A Distributed Survivable Routing Algorithm for Mega-Constellations with Inclined Orbits

Abstract

Mega-constellations consisting of hundreds to thousands of low-earth-orbit (LEO) satellites are an attractive solution for providing global ubiquitous network access. Due to good coverage properties for populated areas, inclined orbits are gaining popularity among commercial constellations. A scalable routing algorithm with survivability plays a key role in such systems. In this paper, we propose a distributed survivable routing algorithm for mega-constellations with inclined orbits. First, the special topology characteristic of inclined constellations is identified and formalized.
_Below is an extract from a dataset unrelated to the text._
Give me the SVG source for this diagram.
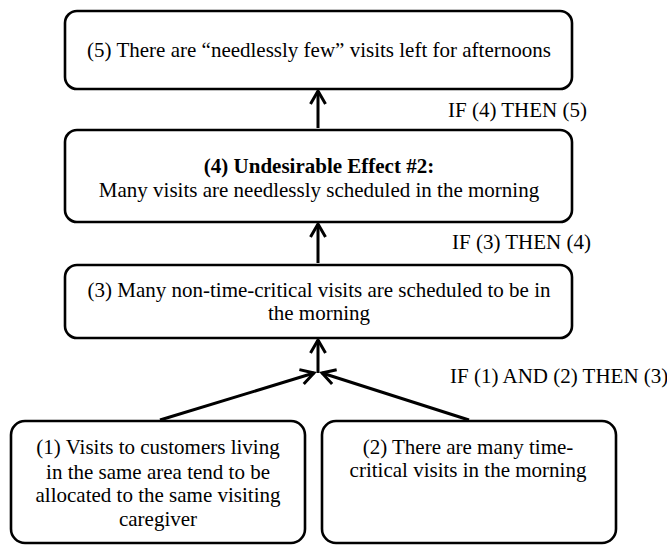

Based on the topology characterization, a basic X-Y routing algorithm is presented to determine multiple primary and secondary paths towards each destination utilizing the regularity of the network topology with minimal computation overhead. Then, a failure recovery mechanism which consists of a restricted flooding mechanism and a pre-detour mechanism is proposed to reduce end-to-end delay and signaling overhead in case of link failures. Besides, a partial-record loop avoidance mechanism is proposed to deal with routing loops with minimal overhead. Finally, a vector-based next hop selection mechanism is proposed to facilitate the selection of next hop while incorporating various criteria. The performance of the proposed routing algorithm is evaluated through simulation on the Starlink constellation. Simulation results show that our proposal achieves scalability by reducing signaling overhead and provides better quality of service in terms of end-to-end delay under link failures.